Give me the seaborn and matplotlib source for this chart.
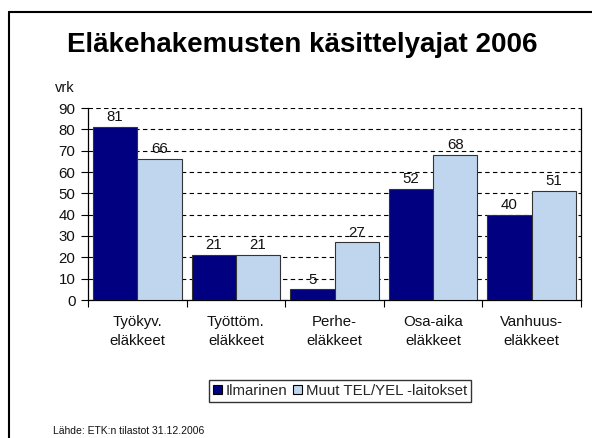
import numpy as np
import pandas as pd
import matplotlib.pyplot as plt
from matplotlib.lines import Line2D
import seaborn as sns

# Data
categories = ["Työkyv.\neläkkeet", "Työttöm.\neläkkeet", "Perhe-\neläkkeet",
              "Osa-aika\neläkkeet", "Vanhuus-\neläkkeet"]
ilmarinen = [81, 21, 5, 52, 40]
muut = [66, 21, 27, 68, 51]
series_names = ["Ilmarinen", "Muut TEL/YEL -laitokset"]
colors = ["#000080", "#BFD6EE"]

df = pd.DataFrame({
    "kategoria": categories * 2,
    "sarja": [series_names[0]] * 5 + [series_names[1]] * 5,
    "vrk": ilmarinen + muut,
})

sns.set_theme(style="white")
plt.rcParams["font.family"] = ["Liberation Sans", "DejaVu Sans"]

fig = plt.figure(figsize=(5.92, 4.38), dpi=100)
ax = fig.add_axes([88 / 592, 1 - 300 / 438, (581 - 88) / 592, (300 - 108) / 438])

sns.barplot(data=df, x="kategoria", y="vrk", hue="sarja", palette=colors, saturation=1,
            width=0.9, edgecolor="#333333", linewidth=0.8, ax=ax, zorder=3)

for c in ax.containers:
    ax.bar_label(c, padding=2, fontsize=10.8, color="#111111")

ax.set_ylim(0, 90)
ax.set_xlim(-0.5, 4.5)
ax.set_yticks(range(0, 91, 10))
ax.yaxis.grid(True, color="black", linestyle=(0, (4, 3)), linewidth=0.8)
ax.set_axisbelow(True)
ax.set_xlabel("")
ax.set_ylabel("")
ax.set_xticks(np.arange(-0.5, 5, 1), minor=True)
ax.tick_params(axis="x", which="major", length=0, labelsize=10.8, pad=11, colors="#111111")
for lab in ax.get_xticklabels():
    lab.set_linespacing(1.45)
ax.tick_params(axis="x", which="minor", length=5, width=0.8, color="black", direction="out", bottom=True)
ax.tick_params(axis="y", length=5, width=0.8, color="black", direction="out", left=True,
               labelsize=10.8, pad=4, colors="#111111")
for s in ax.spines.values():
    s.set_color("black")
    s.set_linewidth(0.9)
ax.spines["top"].set_visible(False)

ax.legend_.remove()
handles = [plt.Rectangle((0, 0), 1, 1, facecolor=col, edgecolor="black", linewidth=0.8) for col in colors]
fig.legend(handles, series_names, loc="center", bbox_to_anchor=(340 / 592, 1 - 391 / 438),
           ncol=2, frameon=True, fancybox=False, edgecolor="black", fontsize=10.8,
           handlelength=0.6, handleheight=0.6, handletextpad=0.25, columnspacing=0.35,
           borderpad=0.25, borderaxespad=0)

fig.text(302 / 592, 1 - 45 / 438, "Eläkehakemusten käsittelyajat 2006", ha="center", va="center",
         fontsize=20, fontweight="bold", color="black")
fig.text(55 / 592, 1 - 88 / 438, "vrk", ha="left", va="center", fontsize=10.5, color="#111111")
fig.text(53 / 592, 1 - 431 / 438, "Lähde: ETK:n tilastot 31.12.2006", ha="left", va="center",
         fontsize=7.5, color="#111111")

# slide frame
fig.add_artist(Line2D([8.5 / 592, 1], [1 - 11.5 / 438] * 2, transform=fig.transFigure, color="black", lw=1.5))
fig.add_artist(Line2D([8.5 / 592] * 2, [1 - 11.5 / 438, 0], transform=fig.transFigure, color="black", lw=1.5))

fig.savefig("out.png", dpi=100)
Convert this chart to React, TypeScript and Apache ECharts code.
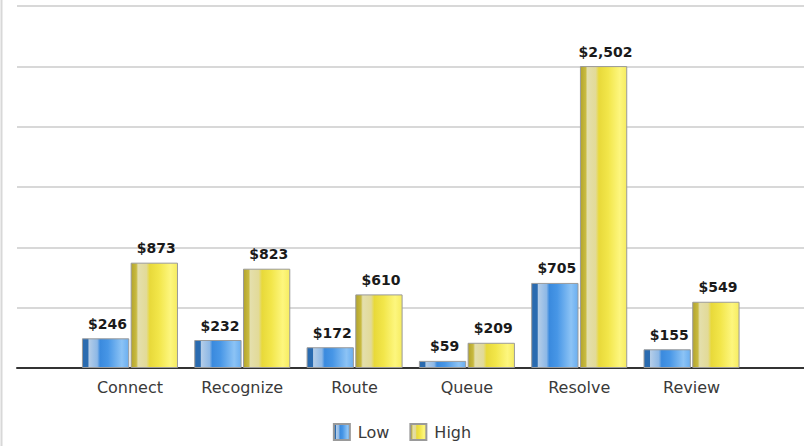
import React, { useEffect, useRef } from "react";
import * as echarts from "echarts";

const categories = ["Connect", "Recognize", "Route", "Queue", "Resolve", "Review"];
const lowValues = [246, 232, 172, 59, 705, 155];
const highValues = [873, 823, 610, 209, 2502, 549];
const seriesNames = ["Low", "High"];
const yMax = 3000;
const yStep = 500;

const FONT = "DejaVu Sans";

const blueFill = {
  type: "linear", x: 0, y: 0, x2: 1, y2: 0,
  colorStops: [
    { offset: 0, color: "#2a6bb0" },
    { offset: 0.12, color: "#2a6bb0" },
    { offset: 0.14, color: "#b4cde8" },
    { offset: 0.32, color: "#8db8e6" },
    { offset: 0.38, color: "#3a8ade" },
    { offset: 0.55, color: "#4796e6" },
    { offset: 0.85, color: "#8cc3f5" },
    { offset: 1, color: "#6aaef0" },
  ],
};
const yellowFill = {
  type: "linear", x: 0, y: 0, x2: 1, y2: 0,
  colorStops: [
    { offset: 0, color: "#b3a42c" },
    { offset: 0.11, color: "#c8ba40" },
    { offset: 0.15, color: "#e4dfac" },
    { offset: 0.33, color: "#e2da98" },
    { offset: 0.4, color: "#e8d93a" },
    { offset: 0.6, color: "#f2e64a" },
    { offset: 0.85, color: "#fdf67e" },
    { offset: 1, color: "#f6ec60" },
  ],
};

const fmt = (v: number) => "$" + v.toLocaleString("en-US");

export default function App() {
  const ref = useRef<HTMLDivElement>(null);
  useEffect(() => {
    if (!ref.current) return;
    const chart = echarts.init(ref.current, null, { renderer: "svg" });
    const label = {
      show: true,
      position: "top",
      distance: 7.5,
      offset: [2, 0],
      fontFamily: FONT,
      fontSize: 14,
      fontWeight: "bold",
      color: "#1a1a1a",
      formatter: (p: any) => fmt(p.value),
    };
    chart.setOption({
      animation: false,
      backgroundColor: "#ffffff",
      textStyle: { fontFamily: FONT },
      grid: [
        { left: 17, right: 0, top: 6, bottom: 78 },
        { left: 73.8, right: 56.3, top: 6, bottom: 78 },
      ],
      xAxis: [
        {
          gridIndex: 0, type: "value", min: 0, max: 1,
          axisLine: { show: true, onZero: false, lineStyle: { color: "#333333", width: 2 } },
          axisTick: { show: false }, axisLabel: { show: false }, splitLine: { show: false },
        },
        {
          gridIndex: 1, type: "category", data: categories,
          axisLine: { show: false }, axisTick: { show: false },
          axisLabel: { margin: 11, fontFamily: FONT, fontSize: 16, color: "#3a3a3a" },
        },
      ],
      yAxis: [
        {
          gridIndex: 0, type: "value", min: 0, max: yMax, interval: yStep,
          axisLine: { show: false }, axisTick: { show: false }, axisLabel: { show: false },
          splitLine: { show: true, lineStyle: { color: "#d8d8d8", width: 2 } },
        },
        {
          gridIndex: 1, type: "value", min: 0, max: yMax, interval: yStep,
          axisLine: { show: false }, axisTick: { show: false }, axisLabel: { show: false },
          splitLine: { show: false },
        },
      ],
      legend: {
        data: seriesNames,
        left: "center",
        top: 418,
        itemWidth: 16,
        itemHeight: 16,
        itemGap: 20,
        icon: "rect",
        textStyle: { fontFamily: FONT, fontSize: 16, color: "#3a3a3a", padding: [0, 0, 0, 3] },
      },
      series: [
        {
          name: seriesNames[0], type: "bar", xAxisIndex: 1, yAxisIndex: 1,
          data: lowValues, barGap: "3%", barCategoryGap: "14.5%",
          itemStyle: { color: blueFill, borderColor: "#9a9a9a", borderWidth: 1 },
          label,
        },
        {
          name: seriesNames[1], type: "bar", xAxisIndex: 1, yAxisIndex: 1,
          data: highValues, barGap: "3%", barCategoryGap: "14.5%",
          itemStyle: { color: yellowFill, borderColor: "#9a9a9a", borderWidth: 1 },
          label,
        },
      ],
      graphic: [
        {
          type: "line",
          shape: { x1: 1.5, y1: 0, x2: 1.5, y2: 446 },
          style: { stroke: "#d8d8d8", lineWidth: 2 },
        },
      ],
    });
    return () => chart.dispose();
  }, []);
  return (
    <div
      ref={ref}
      style={{ position: "fixed", left: 0, top: 0, width: 804, height: 446 }}
    />
  );
}
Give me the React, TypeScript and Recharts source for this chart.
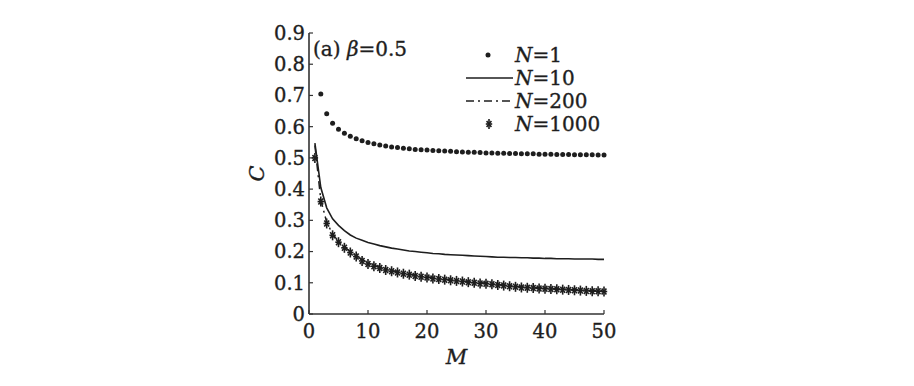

++++++++

**WHAT IS ASKED**. Isolate each line of the listing above that includes "TypeScript". Copy it.

**EXPECTED OUTPUT**.
Convert this chart to React, TypeScript and Apache ECharts code.
Give me the React, TypeScript and Recharts source for this chart.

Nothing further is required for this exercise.